As the dogs watched, I turned on the television and then laid the purple mat out before it, as if I'd come to pray before it. I don't have cable. Fat chance of that.
The mat, at least, was some insulation against the cold floor. I stepped on, took the remote from off the coffee table and selected an instructional video from the list of saved yoga videos.
There were quite a few. Back when I'd decided I was going to practice yoga at home, I went on kind of a binge. I must have stacked a dozen different videos onto my saved list before deciding to ignore them for a couple of months.

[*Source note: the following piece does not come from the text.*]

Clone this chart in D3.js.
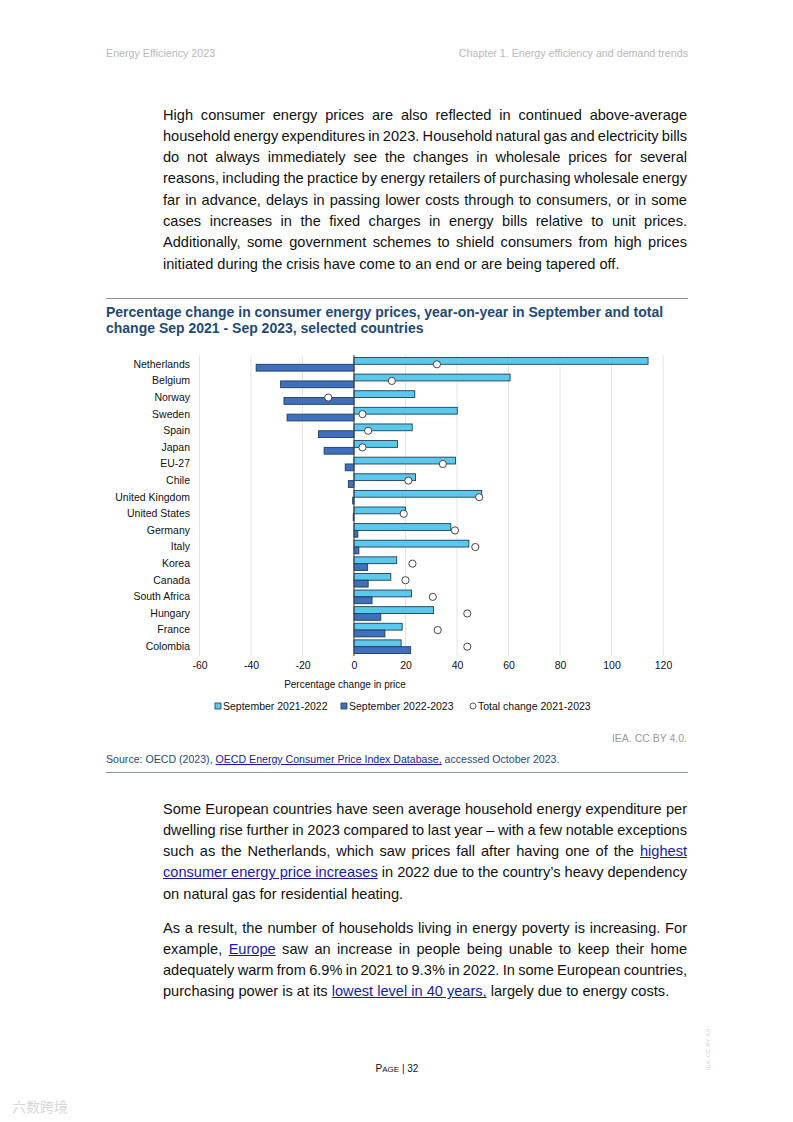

There were also some suggestive looking foreign language videos I didn't remember saving that had nothing to do with yoga.
I ignored them and picked out the most basic exercise video on the list, hit the play button and waited for it to run through the trippy, dated opening.
I didn't catch the name of the instructor, but she looked normal, wasn't willowy thin or built like Linda Hamilton in "Terminator 2: Judgement Day;" all ripped muscles and sinews. She looked like someone who probably taught French or Italian at the local high school and did yoga on the side for a few extra bucks.
She was polite, friendly, encouraging, and I felt like an ass.
I got lost trying to slow my breathing to match hers. She seemed to have the lung capacity of a blue whale, and all of the poses matched up with her breathing and the slow rhythm of it. She moved slowly, evenly, while I flailed awkwardly.
The dogs didn't help --particularly, the little one, a Jack Russel terrier mix. She jumped from her chair to attack. Apparently, "downward dog" is threatening and "Sun Salutations" were an invitation to jump on my head.
The poses were very basic, she said, but some of them were well beyond my ability. At one point, she laid back, balanced on her elbows and held her feet in the air. The video instructor, then moved her feet back and forth and showed off more advance poses for when I was ready.
That was going to be awhile.
I flat out couldn't do the thing with my legs and looked like a drunk man trying to breakdance, while a small, white dog licked his face.
That pose ended with a lot of swearing.
But I finished the show. It ran about 20 minutes when you deducted the dumb ass open and the legally required, but seldom appreciated closing credits.
I did it. I figure I'll try it again in a couple of days.
This is still not a weight loss blog.